Kicking off our look at Milan Fashion Week for the Fall/Winter 2019 collections, we’re spotlighting presentations by MM6 Margiela, Gucci, Fendi, and Prada.

Puffed staples, padded shapes, and a new type of representation for the house is what MM6 Margiela is all about for Fall/Winter 2019. Presented in an immersive experience at the brand’s store in Milan were new silhouettes, materials, colors, and accessories that were both humble and evolutionary. Alongside a techno soundtrack by Fréderic Sanchez, we saw an inclusive wardrobe of pleated skirts, oversized cardigans, and dresses—all puffed-up and puffed-out, evoking a magic of sorts in details like buttons and pockets in new forms, front-slits, and anagrams like “THAT IRIS SUITS YOU” (a nod to the historical print of the past, “THAT SUIT IS YOU SIR.”)

Gucci‘s show, inspired by creative director Alessandro Michelle‘s passion for the ancient and androgynous, was an existence between the visible and invisible—a tension between impulses. Kicking off the show, models took over a 100-meter mirrored runway outfitted with a backdrop of 120,000 LED lights.
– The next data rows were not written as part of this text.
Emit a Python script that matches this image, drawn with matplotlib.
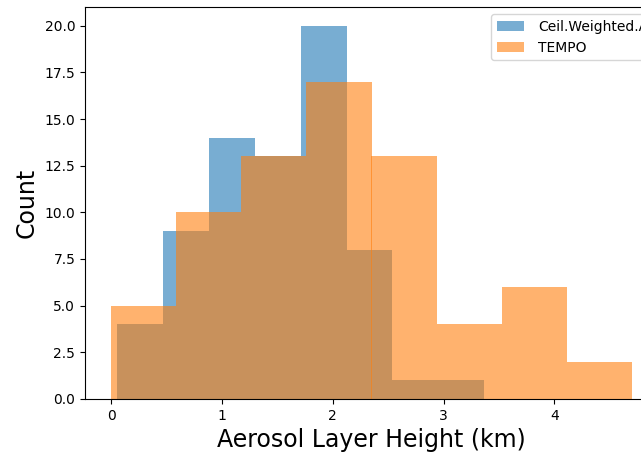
import matplotlib.pyplot as plt
import numpy as np

# histogram bin edges (km) and counts
ceil_edges = np.linspace(0.057, 3.366, 9)
ceil_counts = [4, 9, 14, 13, 20, 8, 1, 1]
tempo_edges = np.linspace(0.0, 4.70, 9)
tempo_counts = [5, 10, 13, 17, 13, 4, 6, 2]

fig = plt.figure(figsize=(6.41, 4.53), dpi=100)
# the original figure is cropped on the right, so the axes runs past the edge
ax = fig.add_axes([85 / 641, 54 / 453, 573 / 641, 392 / 453])

ax.hist(ceil_edges[:-1], bins=ceil_edges, weights=ceil_counts, alpha=0.6,
        label='Ceil.Weighted.ALH')
ax.hist(tempo_edges[:-1], bins=tempo_edges, weights=tempo_counts, alpha=0.6,
        label='TEMPO')

ax.set_xlabel('Aerosol Layer Height (km)', fontsize=17)
ax.set_ylabel('Count', fontsize=17)
ax.legend(loc='upper left', bbox_to_anchor=(491 / 641, 1 - 14 / 453),
          bbox_transform=fig.transFigure, borderaxespad=0, handletextpad=1.0)

fig.savefig('out.png', dpi=100)
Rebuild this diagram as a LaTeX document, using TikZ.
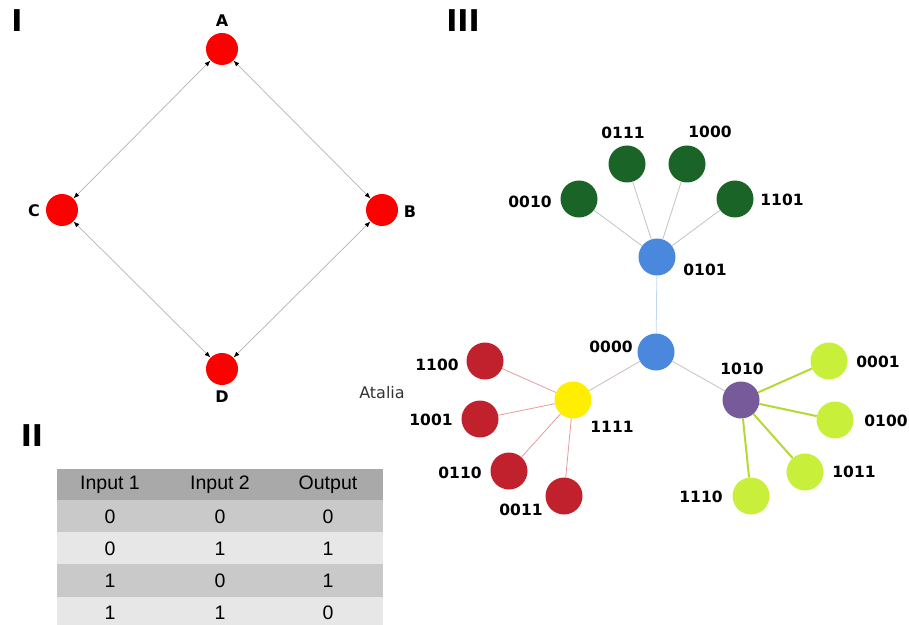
\documentclass[tikz,border=0pt]{standalone}
\usepackage{fontspec}
\setmainfont{DejaVu Sans}
\newfontfamily\tablefont{Liberation Sans}
\usetikzlibrary{arrows.meta}

\definecolor{hubblue}{HTML}{4A88DD}
\definecolor{leafgreen}{HTML}{1B6428}
\definecolor{leafred}{HTML}{C0212D}
\definecolor{hubyellow}{HTML}{FFEE00}
\definecolor{hubpurple}{HTML}{775A9A}
\definecolor{leaflime}{HTML}{C8F03A}
\definecolor{headgray}{HTML}{A9A9A9}
\definecolor{rowdark}{HTML}{C9C9C9}
\definecolor{rowlight}{HTML}{E7E7E7}

\tikzset{
	gatenode/.style={circle, fill=red, minimum size=32bp, inner sep=0pt},
	gatename/.style={font=\bfseries\fontsize{16bp}{19bp}\selectfont},
	bitnode/.style={circle, minimum size=37bp, inner sep=0pt},
	bitname/.style={font=\bfseries\fontsize{15.5bp}{18bp}\selectfont},
	panelname/.style={font=\bfseries\fontsize{30bp}{34bp}\selectfont},
	cellname/.style={font=\tablefont\fontsize{19.5bp}{22bp}\selectfont},
	>={Latex[length=6bp,width=4.5bp,black]},
	gateedge/.style={<->, draw=black!30, line width=0.7bp},
	bitedge/.style={line width=0.8bp}
}

\begin{document}
\begin{tikzpicture}[x=1bp,y=-1bp]
	\useasboundingbox (0,0) rectangle (909,625);
	% Panel names
	\node[panelname] (pI) at (17,21) {I};
	\node[panelname] (pII) at (32,436) {II};
	\node[panelname] (pIII) at (463,21) {III};

	% Panel I
	\node[gatenode] (A) at (222,49) {};
	\node[gatenode] (B) at (382,210) {};
	\node[gatenode] (C) at (62,210) {};
	\node[gatenode] (D) at (222,369) {};
	\node[gatename] (lA) at (222,21) {A};
	\node[gatename] (lB) at (410,212) {B};
	\node[gatename] (lC) at (34,211) {C};
	\node[gatename] (lD) at (222,397) {D};
	\draw[gateedge] (A) -- (C);
	\draw[gateedge] (A) -- (B);
	\draw[gateedge] (C) -- (D);
	\draw[gateedge] (B) -- (D);

	% Panel II
	\fill[headgray] (57,469) rectangle (383,500);
	\foreach \r/\top in {1/500,3/564}{
		\fill[rowdark] (57,\top) rectangle (383,{\top+33});
	}
	\foreach \r/\top in {2/532,4/597}{
		\fill[rowlight] (57,\top) rectangle (383,{\top+32});
	}
	\node[cellname] (h1) at (110,485) {Input 1};
	\node[cellname] (h2) at (220,485) {Input 2};
	\node[cellname] (h3) at (328,485) {Output};
	\foreach \r/\y/\a/\b/\c in {1/517/0/0/0, 2/549/0/1/1, 3/581/1/0/1, 4/613/1/1/0}{
		\node[cellname] (a\r) at (110,\y) {\a};
		\node[cellname] (b\r) at (220,\y) {\b};
		\node[cellname] (c\r) at (328,\y) {\c};
	}

	% Panel III
	\node[bitnode, fill=hubblue] (n0101) at (657,257) {};
	\node[bitnode, fill=hubblue] (n0000) at (656,352) {};
	\node[bitnode, fill=hubyellow] (n1111) at (573,400) {};
	\node[bitnode, fill=hubpurple] (n1010) at (741,400) {};
	\node[bitname] (l0101) at (705,270) {0101};
	\node[bitname] (l0000) at (611,347) {0000};
	\node[bitname] (l1111) at (612,427) {1111};
	\node[bitname] (l1010) at (742,369) {1010};
	\node[font=\fontsize{16bp}{19bp}\selectfont, text=black!80] (atalia) at (382,393) {Atalia};
	\draw[bitedge, draw=hubblue!35] (n0101) -- (n0000);
	\draw[bitedge, draw=leafred!25!gray!45] (n0000) -- (n1111);
	\draw[bitedge, draw=hubpurple!30!gray!45] (n0000) -- (n1010);
	% Upper group
	\foreach \b/\x/\y/\lx/\ly in {0010/579/199/530/202, 0111/627/164/623/133, 1000/687/164/710/132, 1101/735/199/782/200}{
		\node[bitnode, fill=leafgreen] (n\b) at (\x,\y) {};
		\node[bitname] (l\b) at (\lx,\ly) {\b};
		\draw[bitedge, draw=leafgreen!15!gray!45] (n0101) -- (n\b);
	}
	% Left group
	\foreach \b/\x/\y/\lx/\ly in {1100/485/361/437/365, 1001/480/419/431/420, 0110/509/471/460/473, 0011/564/496/521/510}{
		\node[bitnode, fill=leafred] (n\b) at (\x,\y) {};
		\node[bitname] (l\b) at (\lx,\ly) {\b};
		\draw[bitedge, draw=leafred!45!white] (n1111) -- (n\b);
	}
	% Right group
	\foreach \b/\x/\y/\lx/\ly in {0001/829/361/878/362, 0100/835/420/886/421, 1011/805/472/854/472, 1110/751/496/701/497}{
		\node[bitnode, fill=leaflime] (n\b) at (\x,\y) {};
		\node[bitname] (l\b) at (\lx,\ly) {\b};
		\draw[bitedge, line width=2bp, draw=leaflime!90!black] (n1010) -- (n\b);
	}
\end{tikzpicture}
\end{document}
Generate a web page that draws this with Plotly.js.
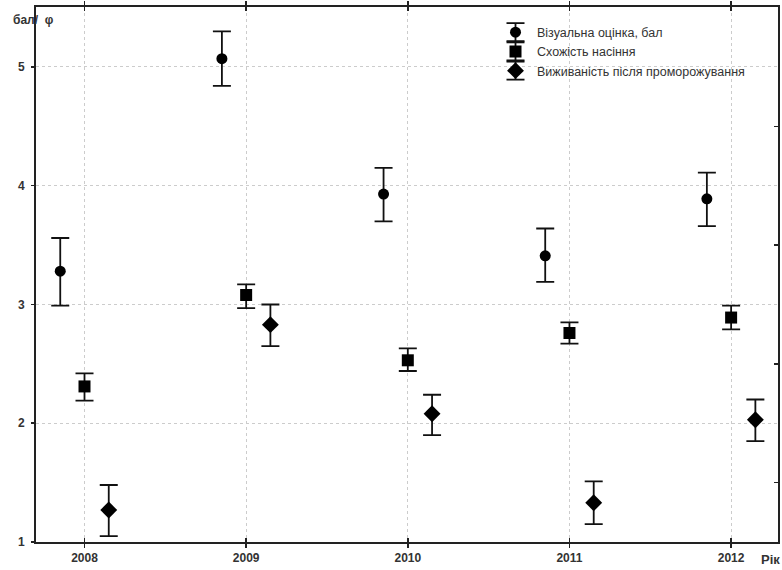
<!DOCTYPE html>
<html>
<head>
<meta charset="utf-8">
<script src="https://cdn.plot.ly/plotly-3.0.1.min.js"></script>
<style>html,body{margin:0;padding:0;background:#fff;}#chart{width:782px;height:570px;}</style>
</head>
<body>
<div id="chart"></div>
<script>
const years = [2008, 2009, 2010, 2011, 2012];
const seriesNames = ["Візуальна оцінка, бал", "Схожість насіння", "Виживаність після проморожування"];
const visualMean = [3.28, 5.07, 3.93, 3.41, 3.89];
const visualUpper = [3.56, 5.30, 4.15, 3.64, 4.11];
const visualLower = [2.99, 4.84, 3.70, 3.19, 3.66];
const germMean = [2.31, 3.08, 2.53, 2.76, 2.89];
const germUpper = [2.42, 3.17, 2.63, 2.85, 2.99];
const germLower = [2.19, 2.97, 2.44, 2.67, 2.79];
const survMean = [1.27, 2.83, 2.08, 1.33, 2.03];
const survUpper = [1.48, 3.00, 2.24, 1.51, 2.20];
const survLower = [1.05, 2.65, 1.90, 1.15, 1.85];
const offsets = [-0.15, 0, 0.15];
const symbols = ["circle", "square", "diamond"];
const sizes = [11, 12, 13];

const means = [visualMean, germMean, survMean];
const uppers = [visualUpper, germUpper, survUpper];
const lowers = [visualLower, germLower, survLower];

const traces = means.map((m, i) => ({
  type: "scatter",
  mode: "markers",
  name: seriesNames[i],
  x: years.map(y => y + offsets[i]),
  y: m,
  marker: {symbol: symbols[i], size: sizes[i], color: "#000"},
  error_y: {
    type: "data", symmetric: false,
    array: m.map((v, k) => uppers[i][k] - v),
    arrayminus: m.map((v, k) => v - lowers[i][k]),
    color: "#111", thickness: 1.8, width: 9
  },
  cliponaxis: false
}));

// invisible trace for right-side minor ticks
traces.push({type: "scatter", mode: "markers", x: [2008], y: [1], yaxis: "y2",
  marker: {opacity: 0}, showlegend: false, hoverinfo: "skip"});

const L = 36, T = 7, W = 742, H = 535;
const px = v => (v - L) / W;
const py = v => (T + H - v) / H;

const fam = "Liberation Sans, Arial, sans-serif";
const layout = {
  width: 782, height: 570,
  margin: {l: 36, r: 4, t: 7, b: 28},
  paper_bgcolor: "#fff", plot_bgcolor: "#fff",
  showlegend: true,
  font: {family: fam, color: "#333"},
  xaxis: {
    range: [2007.70, 2012.29],
    tickvals: years, ticktext: years.map(String),
    showgrid: true, gridcolor: "#cccccc", griddash: "dot", gridwidth: 1,
    zeroline: false,
    showline: true, linecolor: "#222", linewidth: 2, mirror: "allticks",
    ticks: "inside", ticklen: 4, tickcolor: "#222", tickwidth: 1.5,
    tickfont: {family: fam, size: 12, color: "#333", weight: "bold"},
    ticklabelstandoff: 4
  },
  yaxis: {
    range: [1, 5.505],
    tickvals: [1, 2, 3, 4, 5],
    showgrid: true, gridcolor: "#cccccc", griddash: "dot", gridwidth: 1,
    zeroline: false,
    showline: true, linecolor: "#222", linewidth: 2, mirror: true,
    ticks: "outside", ticklen: 3, tickcolor: "#222", tickwidth: 1.5,
    tickfont: {family: fam, size: 12, color: "#333", weight: "bold"},
    ticklabelstandoff: 4
  },
  yaxis2: {
    overlaying: "y", side: "right", range: [1, 5.505],
    tickvals: [1.5, 2.5, 3.5, 4.5],
    ticks: "inside", ticklen: 4, tickcolor: "#222", tickwidth: 1.5,
    showticklabels: false, showgrid: false, zeroline: false, showline: false
  },
  legend: {
    x: px(494), y: py(17.5), xanchor: "left", yanchor: "top",
    bgcolor: "rgba(255,255,255,0)",
    font: {family: fam, size: 12.5, color: "#333"},
    tracegroupgap: 0, itemwidth: 33
  },
  annotations: [
    {text: "бал/\u00a0\u00a0φ", xref: "paper", yref: "paper", x: px(11), y: py(20),
     xanchor: "left", yanchor: "middle", showarrow: false,
     font: {family: fam, size: 12, color: "#333", weight: "bold"}},
    {text: "Рік", xref: "paper", yref: "paper", x: px(759), y: py(559),
     xanchor: "left", yanchor: "middle", showarrow: false,
     font: {family: fam, size: 13, color: "#333", weight: "bold"}}
  ]
};

Plotly.newPlot("chart", traces, layout, {displayModeBar: false, staticPlot: true}).then(gd => {
  // add legend error-bar glyphs aligned to the rendered legend symbols
  const pts = gd.querySelectorAll(".legend .legendpoints path");
  const box = gd.getBoundingClientRect();
  const shapes = [];
  const line = {color: "#111", width: 1.8};
  pts.forEach(p => {
    const r = p.getBoundingClientRect();
    const cx = r.left + r.width / 2 - box.left;
    const cy = r.top + r.height / 2 - box.top;
    shapes.push({type: "line", xref: "paper", yref: "paper", layer: "below", x0: px(cx), x1: px(cx), y0: py(cy - 9), y1: py(cy + 9), line});
    shapes.push({type: "line", xref: "paper", yref: "paper", x0: px(cx - 9), x1: px(cx + 9), y0: py(cy - 9), y1: py(cy - 9), line});
    shapes.push({type: "line", xref: "paper", yref: "paper", x0: px(cx - 9), x1: px(cx + 9), y0: py(cy + 9), y1: py(cy + 9), line});
  });
  return Plotly.relayout(gd, {shapes: shapes});
});
</script>
</body>
</html>
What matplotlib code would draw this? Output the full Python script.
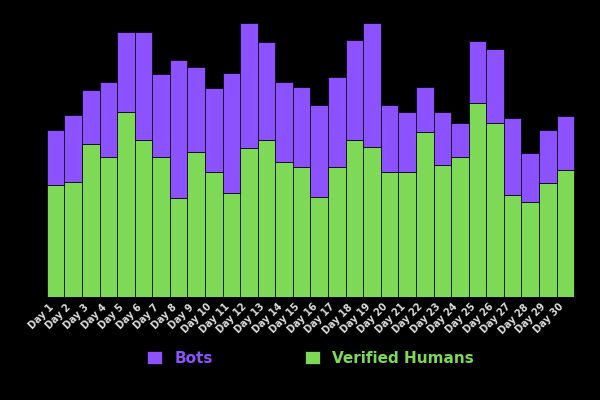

Throughout, some wore leather and plastic masks—some with spikes around the eyes of below the chin—to express the idea of a disguise as a means to find authenticity.

A preppy and preen Fendi show tugged on historic pieces, but still offered new must-haves. We saw a reworked FF logo appear on new favorite coats and tights, and dropped double-breasted blazers with large side pockets were complemented by oversized bowties. New accessories like boots and bags paraded the runway too, but the true takeaway was the finale. Not an eye missed the brand’s special tribute to Karl Lagerfeld, which was epitomized at the end through a projected signature of his above the runway entrance.

For its new collection, Prada provided romance as an artistic pursuit. Emphasized through an ideological and emotional show full of new materials and approaches, we saw it conveyed as art. Lace veiling and bows were simple and sweet details that reoccurred, but we also saw the underbelly of romance. Military clothing from the past was mixed between references from science-fiction films, and sentiments of contemporary romances created a fantasy landscape. For the season ahead, Prada poses the question: Is romance the antidote to the brutality of our time?